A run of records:
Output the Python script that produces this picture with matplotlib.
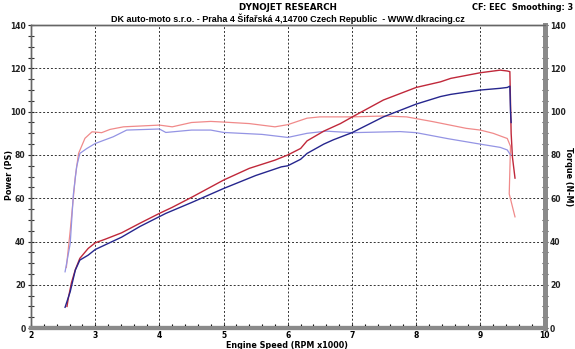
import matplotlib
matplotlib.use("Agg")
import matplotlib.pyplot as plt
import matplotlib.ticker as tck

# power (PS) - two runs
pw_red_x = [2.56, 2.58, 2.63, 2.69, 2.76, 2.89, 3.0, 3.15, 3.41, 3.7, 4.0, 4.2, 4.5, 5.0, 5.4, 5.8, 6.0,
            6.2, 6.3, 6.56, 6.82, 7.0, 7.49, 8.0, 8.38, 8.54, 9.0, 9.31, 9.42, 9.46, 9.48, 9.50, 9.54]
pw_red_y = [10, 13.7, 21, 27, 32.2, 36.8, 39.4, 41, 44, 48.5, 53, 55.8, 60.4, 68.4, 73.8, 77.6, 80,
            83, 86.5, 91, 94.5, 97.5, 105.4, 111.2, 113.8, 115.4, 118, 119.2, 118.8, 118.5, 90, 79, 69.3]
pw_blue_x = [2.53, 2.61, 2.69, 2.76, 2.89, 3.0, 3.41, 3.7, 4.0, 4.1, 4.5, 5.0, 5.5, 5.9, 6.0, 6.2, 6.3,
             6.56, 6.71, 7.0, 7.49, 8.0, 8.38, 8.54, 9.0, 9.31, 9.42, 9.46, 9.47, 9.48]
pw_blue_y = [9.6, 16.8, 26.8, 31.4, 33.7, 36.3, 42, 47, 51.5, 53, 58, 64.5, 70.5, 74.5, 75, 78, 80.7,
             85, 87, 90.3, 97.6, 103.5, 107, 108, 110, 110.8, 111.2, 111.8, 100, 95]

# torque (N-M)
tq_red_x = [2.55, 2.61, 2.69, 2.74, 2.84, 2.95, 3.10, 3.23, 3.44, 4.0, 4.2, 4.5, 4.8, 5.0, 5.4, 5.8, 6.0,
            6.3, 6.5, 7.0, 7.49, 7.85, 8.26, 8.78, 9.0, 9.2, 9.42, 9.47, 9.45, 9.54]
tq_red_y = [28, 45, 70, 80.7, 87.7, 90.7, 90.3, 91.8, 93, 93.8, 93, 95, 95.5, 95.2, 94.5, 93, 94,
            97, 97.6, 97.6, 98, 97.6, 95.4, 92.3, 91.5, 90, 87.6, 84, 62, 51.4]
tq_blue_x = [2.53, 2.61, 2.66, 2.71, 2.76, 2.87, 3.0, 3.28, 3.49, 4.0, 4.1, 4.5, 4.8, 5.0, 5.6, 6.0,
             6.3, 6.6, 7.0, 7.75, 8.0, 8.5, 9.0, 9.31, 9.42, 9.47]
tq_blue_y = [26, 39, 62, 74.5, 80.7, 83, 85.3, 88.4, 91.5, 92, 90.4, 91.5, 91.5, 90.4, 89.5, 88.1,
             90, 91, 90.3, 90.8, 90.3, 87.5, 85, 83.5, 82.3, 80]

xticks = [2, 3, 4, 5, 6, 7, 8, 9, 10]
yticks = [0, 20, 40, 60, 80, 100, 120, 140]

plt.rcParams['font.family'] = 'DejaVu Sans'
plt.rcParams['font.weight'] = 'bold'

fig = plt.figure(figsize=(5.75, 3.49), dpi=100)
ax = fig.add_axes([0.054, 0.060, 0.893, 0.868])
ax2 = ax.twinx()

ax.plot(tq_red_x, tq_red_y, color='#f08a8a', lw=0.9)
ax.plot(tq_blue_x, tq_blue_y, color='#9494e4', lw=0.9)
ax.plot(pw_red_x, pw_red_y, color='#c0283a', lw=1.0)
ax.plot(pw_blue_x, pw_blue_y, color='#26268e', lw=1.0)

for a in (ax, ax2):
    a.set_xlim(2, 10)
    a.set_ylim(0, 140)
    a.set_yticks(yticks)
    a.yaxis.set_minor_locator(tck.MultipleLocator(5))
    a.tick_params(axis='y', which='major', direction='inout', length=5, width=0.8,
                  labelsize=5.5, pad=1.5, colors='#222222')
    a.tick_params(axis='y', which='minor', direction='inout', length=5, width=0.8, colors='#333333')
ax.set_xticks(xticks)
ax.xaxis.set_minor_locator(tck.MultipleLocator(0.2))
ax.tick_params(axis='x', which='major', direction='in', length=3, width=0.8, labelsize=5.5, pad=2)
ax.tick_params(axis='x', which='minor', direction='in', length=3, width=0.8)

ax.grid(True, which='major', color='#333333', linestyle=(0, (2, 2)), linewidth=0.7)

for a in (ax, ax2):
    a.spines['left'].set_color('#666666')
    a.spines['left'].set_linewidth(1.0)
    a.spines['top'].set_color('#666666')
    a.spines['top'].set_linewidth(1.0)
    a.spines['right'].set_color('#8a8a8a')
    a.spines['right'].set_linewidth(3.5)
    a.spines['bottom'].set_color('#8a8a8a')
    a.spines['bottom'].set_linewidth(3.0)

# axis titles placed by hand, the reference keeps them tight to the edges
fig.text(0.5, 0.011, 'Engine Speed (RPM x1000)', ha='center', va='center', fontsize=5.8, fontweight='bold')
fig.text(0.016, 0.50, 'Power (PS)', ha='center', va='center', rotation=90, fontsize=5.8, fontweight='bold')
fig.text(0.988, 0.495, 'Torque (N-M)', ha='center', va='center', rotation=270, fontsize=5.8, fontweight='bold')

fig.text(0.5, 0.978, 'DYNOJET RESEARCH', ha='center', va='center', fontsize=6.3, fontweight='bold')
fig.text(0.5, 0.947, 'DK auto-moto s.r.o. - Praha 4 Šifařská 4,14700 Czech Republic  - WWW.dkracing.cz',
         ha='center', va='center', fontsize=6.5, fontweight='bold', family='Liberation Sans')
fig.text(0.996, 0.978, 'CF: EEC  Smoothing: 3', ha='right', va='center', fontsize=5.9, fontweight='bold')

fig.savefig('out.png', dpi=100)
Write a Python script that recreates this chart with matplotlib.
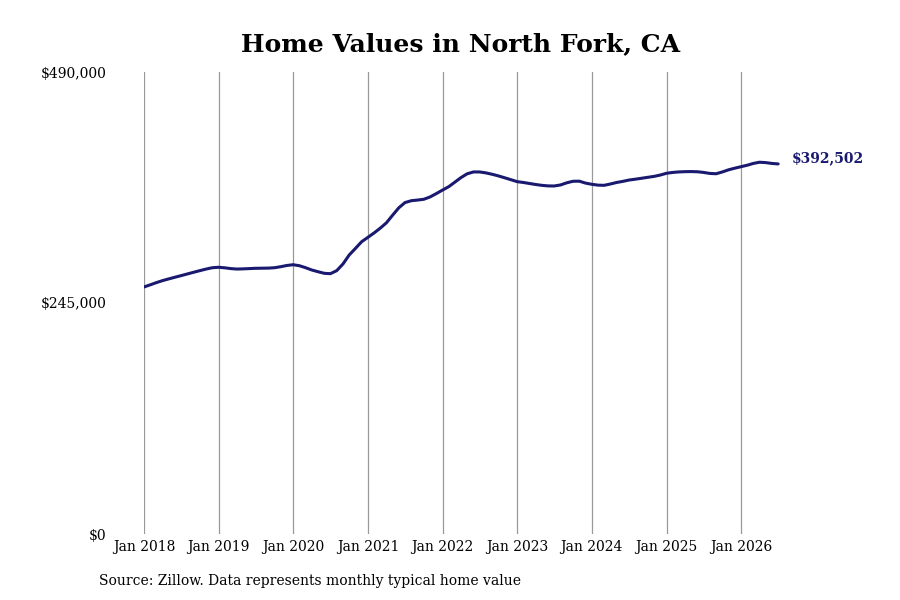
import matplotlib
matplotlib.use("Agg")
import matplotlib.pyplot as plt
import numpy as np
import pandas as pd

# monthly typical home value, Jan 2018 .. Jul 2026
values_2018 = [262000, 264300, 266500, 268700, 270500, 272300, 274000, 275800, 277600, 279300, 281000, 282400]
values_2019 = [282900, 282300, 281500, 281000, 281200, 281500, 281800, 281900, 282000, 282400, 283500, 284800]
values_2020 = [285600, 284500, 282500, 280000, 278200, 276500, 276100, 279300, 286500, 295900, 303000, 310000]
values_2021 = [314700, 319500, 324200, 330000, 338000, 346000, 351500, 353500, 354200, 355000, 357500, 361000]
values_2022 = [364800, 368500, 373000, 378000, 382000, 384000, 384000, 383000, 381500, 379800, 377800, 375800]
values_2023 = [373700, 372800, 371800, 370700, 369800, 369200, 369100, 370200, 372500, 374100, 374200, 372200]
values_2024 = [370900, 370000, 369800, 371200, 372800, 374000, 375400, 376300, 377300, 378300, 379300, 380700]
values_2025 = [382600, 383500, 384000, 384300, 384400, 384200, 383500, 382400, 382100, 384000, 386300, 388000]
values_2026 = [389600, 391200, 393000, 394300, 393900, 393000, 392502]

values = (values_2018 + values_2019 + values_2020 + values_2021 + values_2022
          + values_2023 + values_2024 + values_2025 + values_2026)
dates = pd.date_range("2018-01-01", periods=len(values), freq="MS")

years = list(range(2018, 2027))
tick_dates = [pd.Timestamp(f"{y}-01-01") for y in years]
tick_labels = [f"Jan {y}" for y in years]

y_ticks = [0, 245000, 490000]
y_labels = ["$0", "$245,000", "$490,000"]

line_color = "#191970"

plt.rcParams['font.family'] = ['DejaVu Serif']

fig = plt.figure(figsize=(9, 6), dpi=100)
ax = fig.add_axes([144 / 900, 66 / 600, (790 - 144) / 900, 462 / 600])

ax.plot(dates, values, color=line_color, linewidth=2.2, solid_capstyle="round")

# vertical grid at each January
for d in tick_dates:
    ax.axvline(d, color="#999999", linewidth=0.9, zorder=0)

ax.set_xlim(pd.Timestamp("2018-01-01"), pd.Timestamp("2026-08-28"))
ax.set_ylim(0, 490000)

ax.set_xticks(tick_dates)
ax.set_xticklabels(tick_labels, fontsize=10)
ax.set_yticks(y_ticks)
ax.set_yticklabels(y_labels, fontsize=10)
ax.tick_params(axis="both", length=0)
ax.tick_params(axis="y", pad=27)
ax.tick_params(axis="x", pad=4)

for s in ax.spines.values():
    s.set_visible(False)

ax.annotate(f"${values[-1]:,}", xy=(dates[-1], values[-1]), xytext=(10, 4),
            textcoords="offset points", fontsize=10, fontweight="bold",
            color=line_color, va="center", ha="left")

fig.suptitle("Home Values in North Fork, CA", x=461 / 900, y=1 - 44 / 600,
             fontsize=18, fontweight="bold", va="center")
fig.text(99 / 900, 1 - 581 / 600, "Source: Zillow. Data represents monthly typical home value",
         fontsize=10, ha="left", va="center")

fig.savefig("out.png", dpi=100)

Aim:
Please reproduce, word for word, every line from the first line of the records above through the line containing "ax2 = ax.twinx()", and leave out the pictures.

Solved exercise:
Output the Python script that produces this picture with matplotlib.
import matplotlib
matplotlib.use("Agg")
import matplotlib.pyplot as plt
import matplotlib.ticker as tck

# power (PS) - two runs
pw_red_x = [2.56, 2.58, 2.63, 2.69, 2.76, 2.89, 3.0, 3.15, 3.41, 3.7, 4.0, 4.2, 4.5, 5.0, 5.4, 5.8, 6.0,
            6.2, 6.3, 6.56, 6.82, 7.0, 7.49, 8.0, 8.38, 8.54, 9.0, 9.31, 9.42, 9.46, 9.48, 9.50, 9.54]
pw_red_y = [10, 13.7, 21, 27, 32.2, 36.8, 39.4, 41, 44, 48.5, 53, 55.8, 60.4, 68.4, 73.8, 77.6, 80,
            83, 86.5, 91, 94.5, 97.5, 105.4, 111.2, 113.8, 115.4, 118, 119.2, 118.8, 118.5, 90, 79, 69.3]
pw_blue_x = [2.53, 2.61, 2.69, 2.76, 2.89, 3.0, 3.41, 3.7, 4.0, 4.1, 4.5, 5.0, 5.5, 5.9, 6.0, 6.2, 6.3,
             6.56, 6.71, 7.0, 7.49, 8.0, 8.38, 8.54, 9.0, 9.31, 9.42, 9.46, 9.47, 9.48]
pw_blue_y = [9.6, 16.8, 26.8, 31.4, 33.7, 36.3, 42, 47, 51.5, 53, 58, 64.5, 70.5, 74.5, 75, 78, 80.7,
             85, 87, 90.3, 97.6, 103.5, 107, 108, 110, 110.8, 111.2, 111.8, 100, 95]

# torque (N-M)
tq_red_x = [2.55, 2.61, 2.69, 2.74, 2.84, 2.95, 3.10, 3.23, 3.44, 4.0, 4.2, 4.5, 4.8, 5.0, 5.4, 5.8, 6.0,
            6.3, 6.5, 7.0, 7.49, 7.85, 8.26, 8.78, 9.0, 9.2, 9.42, 9.47, 9.45, 9.54]
tq_red_y = [28, 45, 70, 80.7, 87.7, 90.7, 90.3, 91.8, 93, 93.8, 93, 95, 95.5, 95.2, 94.5, 93, 94,
            97, 97.6, 97.6, 98, 97.6, 95.4, 92.3, 91.5, 90, 87.6, 84, 62, 51.4]
tq_blue_x = [2.53, 2.61, 2.66, 2.71, 2.76, 2.87, 3.0, 3.28, 3.49, 4.0, 4.1, 4.5, 4.8, 5.0, 5.6, 6.0,
             6.3, 6.6, 7.0, 7.75, 8.0, 8.5, 9.0, 9.31, 9.42, 9.47]
tq_blue_y = [26, 39, 62, 74.5, 80.7, 83, 85.3, 88.4, 91.5, 92, 90.4, 91.5, 91.5, 90.4, 89.5, 88.1,
             90, 91, 90.3, 90.8, 90.3, 87.5, 85, 83.5, 82.3, 80]

xticks = [2, 3, 4, 5, 6, 7, 8, 9, 10]
yticks = [0, 20, 40, 60, 80, 100, 120, 140]

plt.rcParams['font.family'] = 'DejaVu Sans'
plt.rcParams['font.weight'] = 'bold'

fig = plt.figure(figsize=(5.75, 3.49), dpi=100)
ax = fig.add_axes([0.054, 0.060, 0.893, 0.868])
ax2 = ax.twinx()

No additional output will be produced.